I don't think that a "big production" mass of this sort is never appropriate (though I'm not sure about the sit-down-and-listen approach). I could see it as much more fitting on certain big occasions (papal visits, diocesan conferences, major sacraments, etc.) than some of the special liturgies that I've seen people try to pull off in recent years. (Going to LA Archdiocese youth conferences certainly gets you the whole range of potential liturgical abuses...)

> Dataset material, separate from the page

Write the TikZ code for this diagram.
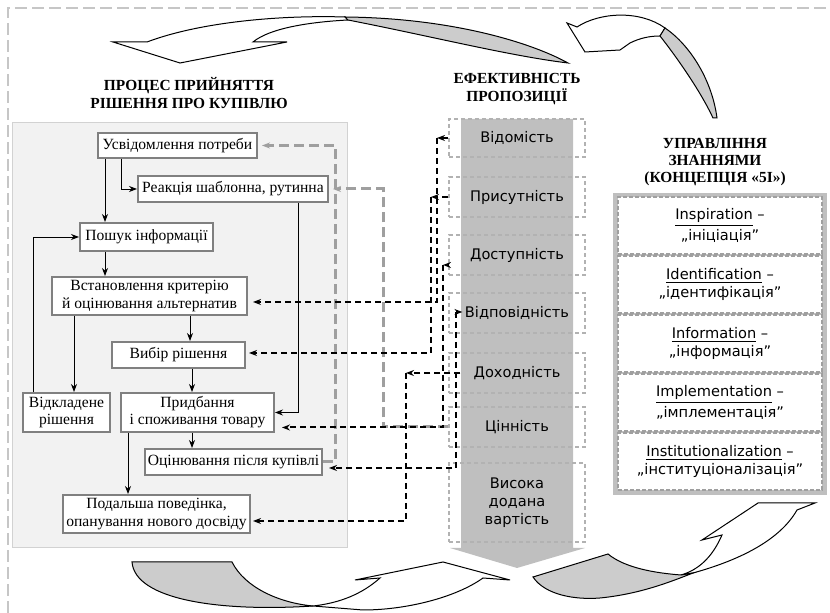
\documentclass[tikz,border=0pt]{standalone}
\usepackage{fontspec}
\setmainfont{Liberation Serif}
\newfontfamily\versans{DejaVu Sans}
\usetikzlibrary{arrows.meta}
\begin{document}
\begin{tikzpicture}[x=0.5pt,y=-0.5pt,>={Stealth[length=4pt,width=3pt]},
  procbox/.style={draw=gray,line width=1pt,fill=white,align=center,inner sep=1pt,font=\fontsize{7.8}{8.6}\selectfont},
  effbox/.style={draw=gray!60,dash pattern=on 2pt off 1.5pt,line width=0.6pt,minimum width=68pt,minimum height=20pt,align=center,font=\versans\fontsize{7.3}{9}\selectfont},
  kbox/.style={draw=gray!75,dash pattern=on 2pt off 1pt,line width=0.8pt,fill=white,minimum width=102pt,minimum height=28.5pt,align=center,font=\versans\fontsize{7.3}{9}\selectfont},
  ttl/.style={align=center,font=\bfseries\fontsize{7.7}{8.7}\selectfont},
  glink/.style={draw=gray!75,line width=1.5pt,dash pattern=on 5pt off 2.5pt},
  blink/.style={line width=1pt,dash pattern=on 3pt off 2pt},
  band/.style={draw=black,line width=0.5pt,fill=white},
  bandback/.style={draw=black,line width=0.5pt,fill=gray!40}]
\useasboundingbox (0,0) rectangle (830,613);
\draw[gray!45,line width=0.8pt,dash pattern=on 6pt off 2.5pt] (8,613) -- (8,8) -- (830,8);
\draw[gray!35,fill=gray!10] (12,122) rectangle (347,547);
% curved arrows of the cycle
\draw[band] (113,42) -- (147,42) .. controls (200,22) and (280,15) .. (345,17) -- (348,20) .. controls (310,22) and (270,28) .. (253,42) -- (287,42) -- (180,63) -- cycle;
\draw[bandback] (345,17) .. controls (450,18) and (530,42) .. (568,63) .. controls (510,56) and (430,36) .. (348,20) -- cycle;
\draw[band] (567,23) -- (577,27) .. controls (600,12) and (640,10) .. (665,28) -- (660,36) .. controls (650,36) and (640,38) .. (630,43) -- (620,50) -- (585,52) -- cycle;
\draw[bandback] (665,28) .. controls (690,45) and (712,80) .. (717,118) -- (713,118) .. controls (700,90) and (675,55) .. (660,36) -- cycle;
\draw[band] (702,540) -- (722,535) .. controls (712,558) and (698,570) .. (681,575) -- (693,573) .. controls (740,560) and (780,540) .. (797,510) -- (815,503) -- (758,503) -- cycle;
\draw[bandback] (681,575) .. controls (655,573) and (625,568) .. (608,554) -- (533,577) .. controls (545,595) and (575,600) .. (600,598) .. controls (640,594) and (670,582) .. (693,573) -- cycle;
\draw[band] (355,580) -- (380,578) .. controls (362,594) and (340,603) .. (313,606) -- (363,610) .. controls (405,610) and (455,598) .. (483,578) -- (510,580) -- (443,562) -- cycle;
\draw[bandback] (132,562) -- (232,562) .. controls (245,588) and (280,603) .. (313,606) .. controls (220,612) and (135,600) .. (132,562) -- cycle;
% titles
\node[ttl] (t1) at (189,93) {ПРОЦЕС ПРИЙНЯТТЯ\\РІШЕННЯ ПРО КУПІВЛЮ};
\node[ttl] (t2) at (517,89) {ЕФЕКТИВНІСТЬ\\ПРОПОЗИЦІЇ};
\node[ttl] (t3) at (715,162) {УПРАВЛІННЯ\\ЗНАННЯМИ\\(КОНЦЕПЦІЯ «5І»)};
% process of the purchase decision
\node[procbox,minimum width=79.5pt,minimum height=12.5pt] (a) at (177.5,145.5) {Усвідомлення потреби};
\node[procbox,minimum width=95pt,minimum height=13pt] (b) at (233,189) {Реакція шаблонна, рутинна};
\node[procbox,minimum width=66.5pt,minimum height=14pt] (c) at (146.5,237) {Пошук інформації};
\node[procbox,minimum width=97.5pt,minimum height=19pt] (d) at (149.5,296) {Встановлення критерію\\й оцінювання альтернатив};
\node[procbox,minimum width=66.5pt,minimum height=13pt] (e) at (178.5,355) {Вибір рішення};
\node[procbox,minimum width=76.5pt,minimum height=19.5pt] (f) at (197.5,412.5) {Придбання\\і споживання товару};
\node[procbox,minimum width=43.5pt,minimum height=19.5pt] (g) at (66.5,412.5) {Відкладене\\рішення};
\node[procbox,minimum width=88.5pt,minimum height=13pt] (h) at (233.5,462) {Оцінювання після купівлі};
\node[procbox,minimum width=93.5pt,minimum height=19pt] (i) at (156.5,514) {Подальша поведінка,\\опанування нового досвіду};
\draw[->] (a.south -| 105,0) -- (c.north -| 105,0);
\draw[->] (a.south -| 121,0) |- (b.west);
\draw[->] (b.south -| 298,0) |- (f.east);
\draw[->] (c.south -| 105,0) -- (d.north -| 105,0);
\draw[->] (d.south -| 190,0) -- (e.north -| 190,0);
\draw[->] (d.south -| 74,0) -- (g.north -| 74,0);
\draw[->] (e.south -| 192,0) -- (f.north -| 192,0);
\draw[->] (g.north -| 33,0) |- (c.west);
\draw[->] (f.south -| 192,0) -- (h.north -| 192,0);
\draw[->] (f.south -| 128,0) -- (i.north -| 128,0);
% efficiency of the offer
\fill[gray!50] (461,119) -- (573,119) -- (573,548) -- (585,548) -- (517,568) -- (450,548) -- (461,548) -- cycle;
\node[effbox,minimum height=19pt] (v1) at (517,138) {Відомість};
\node[effbox] (v2) at (517,197) {Присутність};
\node[effbox] (v3) at (517,255) {Доступність};
\node[effbox] (v4) at (517,313) {Відповідність};
\node[effbox] (v5) at (517,373) {Доходність};
\node[effbox] (v6) at (517,427) {Цінність};
\node[effbox,minimum height=39.5pt] (v7) at (517,502.5) {Висока\\додана\\вартість};
% knowledge management
\fill[gray!50] (613,193) rectangle (827,495);
\node[kbox] (k1) at (720,225.5) {\underline{Inspiration} –\\„ініціація”};
\node[kbox] (k2) at (720,284.5) {\underline{Identification} –\\„ідентифікація”};
\node[kbox] (k3) at (720,343.5) {\underline{Information} –\\„інформація”};
\node[kbox] (k4) at (720,402.5) {\underline{Implementation} –\\„імплементація”};
\node[kbox] (k5) at (720,461.5) {\underline{Institutionalization} –\\„інституціоналізація”};
% feedback links
\draw[glink,->] (h.east) -- (h.east -| 335,0) |- ([xshift=2pt]a.east);
\draw[glink,->] (v6.west) -- (v6.west -| 383,0) |- ([xshift=2pt]b.east);
\coordinate (ka) at (437,138);
\coordinate (kb) at (431,197);
\coordinate (kc) at (443,265);
\coordinate (kd) at (456,312);
\coordinate (ke) at (406,373);
\draw[blink,->] (v1.west) -- (ka);
\draw[blink,->] (ka) |- ([shift={(5,6)}]d.east);
\draw[blink,->] (v2.west) -- (kb);
\draw[blink,->] (kb) |- ([shift={(3,-2)}]e.east);
\draw[blink,->] (v3.west |- kc) -- (kc);
\draw[blink,->] (kc) |- ([shift={(7,15)}]f.east);
\draw[blink,->] (kd) -- ([shift={(14,-1)}]v4.west);
\draw[blink,->] (kd) |- ([shift={(6,6)}]h.east);
\draw[blink,->] ([shift={(12,0)}]v5.west) -- (ke);
\draw[blink,->] (ke) |- ([shift={(2,7)}]i.east);
\end{tikzpicture}
\end{document}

However, it seems to me that in the regular parish setting, it is best for the liturgical understanding/participation of the congregation if the music is of a sort that the entire congregation can join in. This certainly doesn't mean that it has to be some sort of modern pop-hymn, but it does seem to mean that it can't be five part polyphany (sorry Palestrina) or chant with so much melisma (when a single vowel is drawn out across many notes) that it becomes hard to tell what the notes are.

Embarrassingly, what sticks in my head in regards to this is something I recall from the music course that we listened to, in which the instructor talked about Lutheran congregational singing being rooted in Martin Luther's insistence that the entire congregation pray together through song. (And while at one level I object to the concept, I have to admit that it's always a relief (to the ears at least) when something written by Luther or one of the leaders of the English reformation shows up at mass.

I suspect that the best solution to this is the use of the basic chants (which will probably found familiar to nearly all ordinary Catholics) in either English or Latin for the parts of the mass. These aren't exciting pieces to work up, but then I'm not sure that parish music direction ought to be exciting. Generally speaking, if something is a really exciting performance piece, it's probably something that most of the congregation has to just listen to rather than joining in.

I know that I've heard these settings used, and we found a recording on an ancient Daughters of St. Paul cassette tape that had come over from my parents' house, along with various relics of childhood, however we haven't run across them in a modern (preferable electronic) format. Does anyone know where a CD or (even better) MP3 of the basic chants of the ordinary of the mass can be found?